The S&P 500 advanced for a fifth day on Friday after an unexpected drop in the unemployment rate suggested the U.S. economy is on the right track.
Growth-oriented stocks were the day's top gainers. The S&P industrial sector index .GSPI rose 0.6 percent. An S&P financial sector index .GSPF added 0.1 percent.
All three major U.S. stock indexes had pulled off session highs by mid-afternoon, suggesting the market may struggle to make further progress with third-quarter earnings season starting next week. The Dow industrials maintained a modest gain, after touching an intraday peak that was its highest in almost five years. The Nasdaq was flat, dipping a toe into negative territory.
The S&P 500 is still up 16.4 percent so far this year. The benchmark is on track for its best yearly run since 2009 when stocks rebounded after the financial crisis.
"On the negative side, the speed with which the market will get overbought on continued strength may pose a problem," said Ralph Edwards, director of derivatives strategy at ITG in New York.
"The market never had a truly ugly day since the highs registered on September 14th."
Much of the market's gains this year have been prompted by easy monetary policies. The improvement in U.S. hiring last month is one bright spot as manufacturing around the world has been showing signs of softness in recent months.
The Dow Jones industrial average .DJI gained 38.87 points, or 0.29 percent, to 13,614.23. But the Standard & Poor's 500 Index .SPX rose 2.09 points, or 0.14 percent, to 1,463.49. The Nasdaq Composite Index.IXIC dipped 1.99 points, or 0.06 percent, at 3,147.46.
Labor Department data showed the jobless rate dropped by 0.3 percentage point in September to 7.8 percent, its lowest since January 2009. Investors focused on a survey of households that pointed to a big surge in hiring.
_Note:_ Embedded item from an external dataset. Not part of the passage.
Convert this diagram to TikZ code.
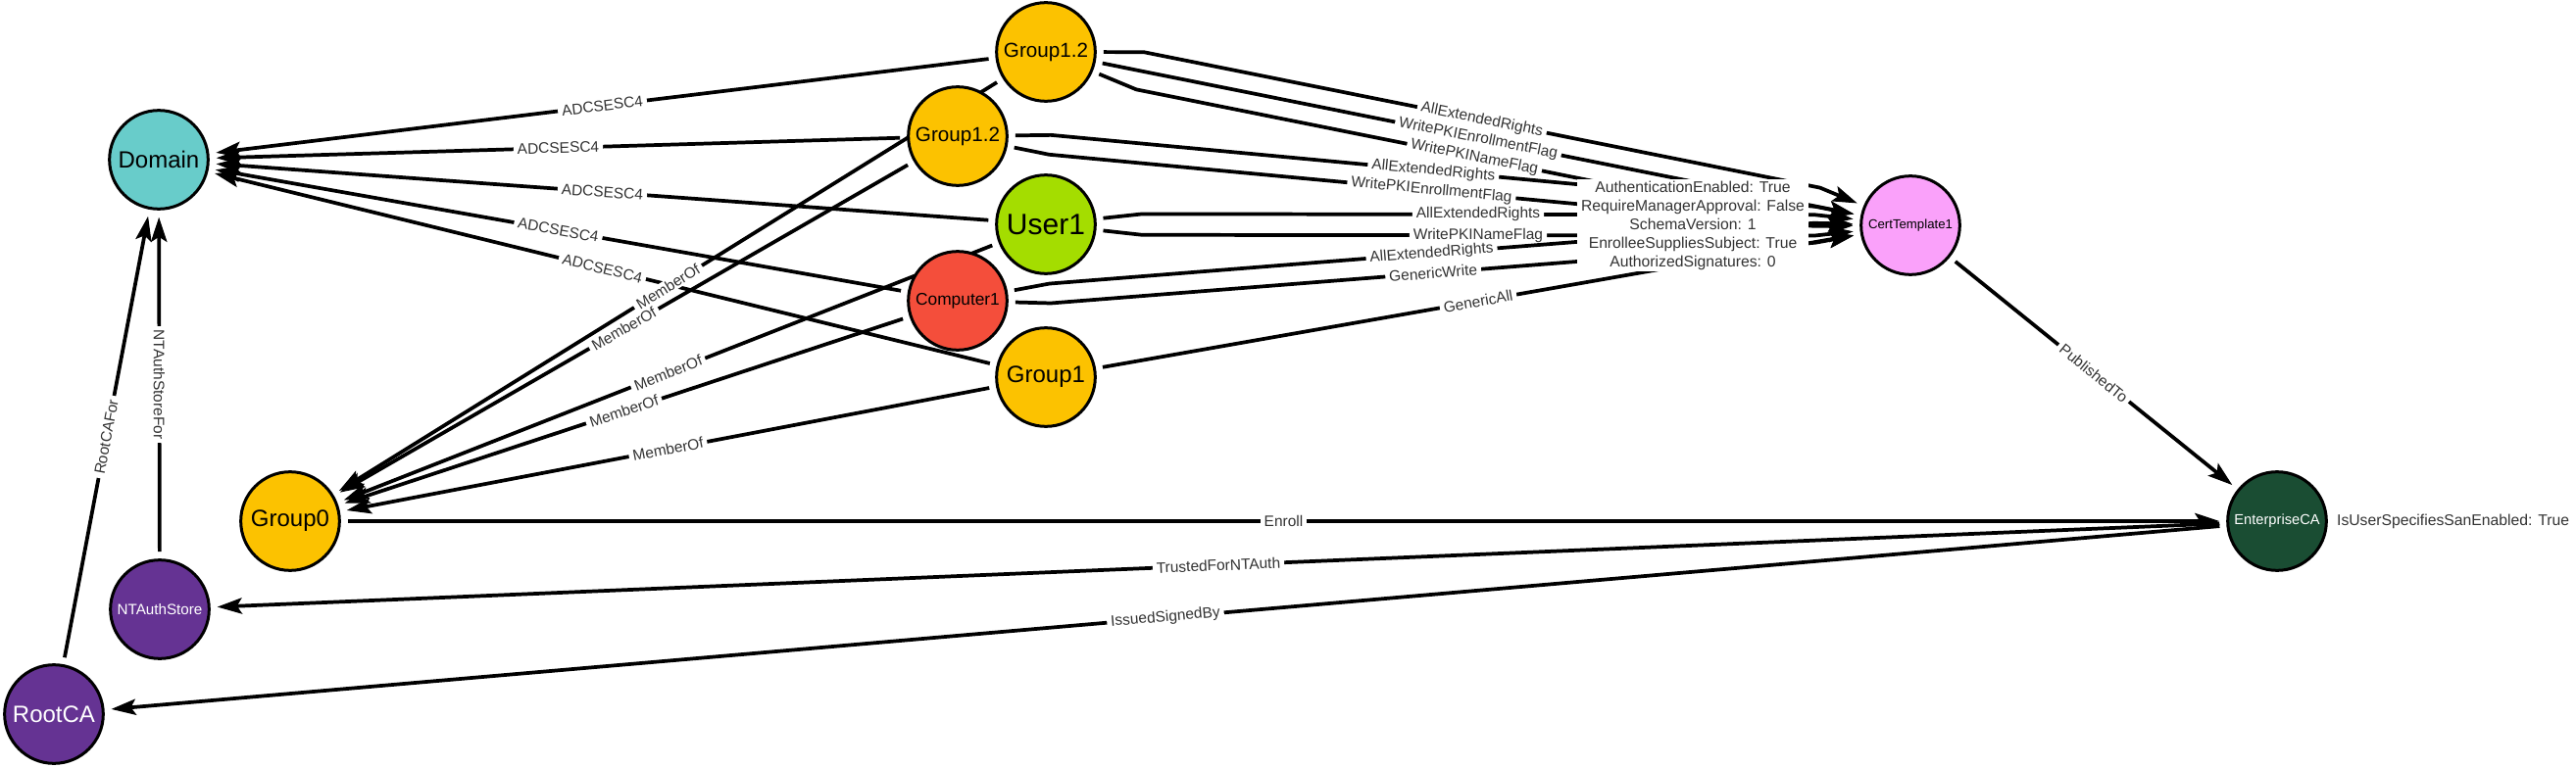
\documentclass[tikz,border=0pt]{standalone}
\usepackage{fontspec}
\setmainfont{Liberation Sans}
\usetikzlibrary{arrows.meta,calc}
\pgfdeclarelayer{edges}
\pgfsetlayers{edges,main}
\definecolor{cDomain}{HTML}{68CCCA}
\definecolor{cGroup}{HTML}{FCC200}
\definecolor{cUser}{HTML}{A4DD00}
\definecolor{cComp}{HTML}{F44E3B}
\definecolor{cCert}{HTML}{FAA1FA}
\definecolor{cEnt}{HTML}{1A4D33}
\definecolor{cPurple}{HTML}{653393}
\definecolor{cLabel}{HTML}{333333}
\newcommand{\fsz}[1]{\fontsize{#1}{#1}\selectfont}
\begin{document}
\begin{tikzpicture}[x=0.75pt, y=-0.75pt,
  ent/.style={circle, draw=black, line width=2.25pt, minimum size=75.5pt, inner sep=0pt, font=\fsz{18}},
  rel/.style={line width=2.8pt, line join=round, -{Stealth[length=19pt, width=12.5pt, inset=4pt, line width=0.8pt]}, shorten >=5.25pt, shorten <=5.25pt},
  elab/.style={fill=white, text=cLabel, inner xsep=3pt, inner ysep=1.2pt, font=\fsz{11.6}, sloped, midway},
  prop/.style={text=cLabel, font=\fontsize{11.8}{14.25}\selectfont}
]
\useasboundingbox (0,0) rectangle (2628,784);

% nodes
\node[ent, fill=cDomain] (dom) at (162,163) {Domain};
\node[ent, fill=cGroup, font=\fsz{15.5}] (g12a) at (1067,53) {Group1.2};
\node[ent, fill=cGroup, font=\fsz{15.5}] (g12b) at (977,139) {Group1.2};
\node[ent, fill=cUser, font=\fsz{22.5}] (u1) at (1067,229) {User1};
\node[ent, fill=cComp, font=\fsz{13}] (c1) at (977,307) {Computer1};
\node[ent, fill=cGroup] (g1) at (1067,385) {Group1};
\node[ent, fill=cGroup] (g0) at (296,532) {Group0};
\node[ent, fill=cPurple, text=white, font=\fsz{11.4}] (nta) at (163,622) {NTAuthStore};
\node[ent, fill=cPurple, text=white] (root) at (55,729) {RootCA};
\node[ent, fill=cCert, font=\fsz{9.9}] (ct) at (1949,230) {CertTemplate1};
\node[ent, fill=cEnt, text=white, font=\fsz{11}] (eca) at (2323,532) {EnterpriseCA};

% kink points of the parallel edges
\coordinate (ka1) at ($(g12a)!73.5pt!(ct)!14.6pt!90:(ct)$);
\coordinate (kb1) at ($(ct)!73.5pt!(g12a)!14.6pt!-90:(g12a)$);
\coordinate (ka2) at ($(g12a)!73.5pt!(ct)!14.6pt!-90:(ct)$);
\coordinate (kb2) at ($(ct)!73.5pt!(g12a)!14.6pt!90:(g12a)$);
\coordinate (kc1) at ($(g12b)!71pt!(ct)!7.5pt!90:(ct)$);
\coordinate (kd1) at ($(ct)!73.5pt!(g12b)!7.5pt!-90:(g12b)$);
\coordinate (kc2) at ($(g12b)!71pt!(ct)!7.5pt!-90:(ct)$);
\coordinate (kd2) at ($(ct)!73.5pt!(g12b)!7.5pt!90:(g12b)$);
\coordinate (ke1) at ($(u1)!73.5pt!(ct)!8pt!90:(ct)$);
\coordinate (kf1) at ($(ct)!73.5pt!(u1)!8pt!-90:(u1)$);
\coordinate (ke2) at ($(u1)!73.5pt!(ct)!8pt!-90:(ct)$);
\coordinate (kf2) at ($(ct)!73.5pt!(u1)!8pt!90:(u1)$);
\coordinate (kg1) at ($(c1)!71pt!(ct)!7.5pt!90:(ct)$);
\coordinate (kh1) at ($(ct)!73.5pt!(c1)!7.5pt!-90:(c1)$);
\coordinate (kg2) at ($(c1)!71pt!(ct)!7.5pt!-90:(ct)$);
\coordinate (kh2) at ($(ct)!73.5pt!(c1)!7.5pt!90:(c1)$);

\begin{pgfonlayer}{edges}
% ADCSESC4
\draw[rel] (g12a) -- node[elab]{ADCSESC4} (dom);
\draw[rel] (g12b) -- node[elab]{ADCSESC4} (dom);
\draw[rel] (u1) -- node[elab]{ADCSESC4} (dom);
\draw[rel] (c1) -- node[elab]{ADCSESC4} (dom);
\draw[rel] (g1) -- node[elab]{ADCSESC4} (dom);
% MemberOf
\draw[rel] (g12a) -- node[elab]{MemberOf} (g0);
\draw[rel] (g12b) -- node[elab]{MemberOf} (g0);
\draw[rel] (u1) -- node[elab]{MemberOf} (g0);
\draw[rel] (c1) -- node[elab]{MemberOf} (g0);
\draw[rel] (g1) -- node[elab]{MemberOf} (g0);
% to CertTemplate1
\draw[rel] (g12a) -- (ka1) -- node[elab]{AllExtendedRights} (kb1) -- (ct);
\draw[rel] (g12a) -- node[elab]{WritePKIEnrollmentFlag} (ct);
\draw[rel] (g12a) -- (ka2) -- node[elab]{WritePKINameFlag} (kb2) -- (ct);
\draw[rel] (g12b) -- (kc1) -- node[elab]{AllExtendedRights} (kd1) -- (ct);
\draw[rel] (g12b) -- (kc2) -- node[elab]{WritePKIEnrollmentFlag} (kd2) -- (ct);
\draw[rel] (u1) -- (ke1) -- node[elab]{AllExtendedRights} (kf1) -- (ct);
\draw[rel] (u1) -- (ke2) -- node[elab]{WritePKINameFlag} (kf2) -- (ct);
\draw[rel] (c1) -- (kg1) -- node[elab]{AllExtendedRights} (kh1) -- (ct);
\draw[rel] (c1) -- (kg2) -- node[elab]{GenericWrite} (kh2) -- (ct);
\draw[rel] (g1) -- node[elab]{GenericAll} (ct);
% others
\draw[rel] (ct) -- node[elab]{PublishedTo} (eca);
\draw[rel] (g0) -- node[elab]{Enroll} (eca);
\draw[rel] (eca) -- node[elab]{TrustedForNTAuth} (nta);
\draw[rel] (eca) -- node[elab]{IssuedSignedBy} (root);
\draw[rel] (root) -- node[elab]{RootCAFor} (dom);
\draw[rel] (nta) -- node[elab, sloped=false, rotate=-90]{NTAuthStoreFor} (dom);
\end{pgfonlayer}

% property labels
\node[prop, fill=white, align=center, inner xsep=3pt, inner ysep=1pt] (ctprops) at (1727,230)
  {AuthenticationEnabled: True\\RequireManagerApproval: False\\SchemaVersion: 1\\EnrolleeSuppliesSubject: True\\AuthorizedSignatures: 0};
\node[prop, anchor=west, inner sep=0pt] (ecaprops) at ($(eca.east)+(9,0)$) {IsUserSpecifiesSanEnabled: True};
\end{tikzpicture}
\end{document}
A separate survey of business establishments showed employers added 114,000 jobs to their payrolls last month while data for July and August was revised to show 86,000 more jobs created than previously reported.
"What this suggests at the end of the day is that demand in the United States will hold up reasonably well," said Kevin Caron, market strategist at Stifel, Nicolaus & Co in Florham Park, New Jersey.
With hiring still well below full recovery levels, the employment data also leaves the door open to more stimulus from the Federal Reserve.
"It wasn't so strong that it upset the apple cart for those that are looking for additional easing by the central banks," Caron said.
Zynga (ZNGA.O) shares plunged 16.7 percent to $2.35 after it slashed its 2012 outlook for a second time, fanning doubts about the games maker's ability to shore up its dwindling earnings.
Facebook (FB.O), which derives more than a tenth of its revenue from fees paid by Zynga, lost 2.5 percent to $21.40.
Investors will turn their attention next week to the start of the third-quarter earnings season. S&P 500 companies' earnings are expected to drop more than 2 percent in the quarter, compared with a year earlier, according to Thomson Reuters data. The decline would be the first since 2009.
Dow component Alcoa Inc (AA.N) will kick off the earnings period on Tuesday, when the aluminum company is expected to report that it broke even, compared with earnings of 15 cents a share a year ago. Alcoa's stock was unchanged at $9.07 in mid-afternoon trading on Friday.
Sprint Nextel (S.N) is considering making a rival bid for MetroPCS Communications (PCS.N), which agreed on Wednesday to a merger with Deutsche Telekom's (DTEGn.DE) T-Mobile USA, according to people familiar with the situation.
Sprint Nextel shares rose 2.1 percent to $5.20, while MetroPCS gained 1.3 percent to $12.85.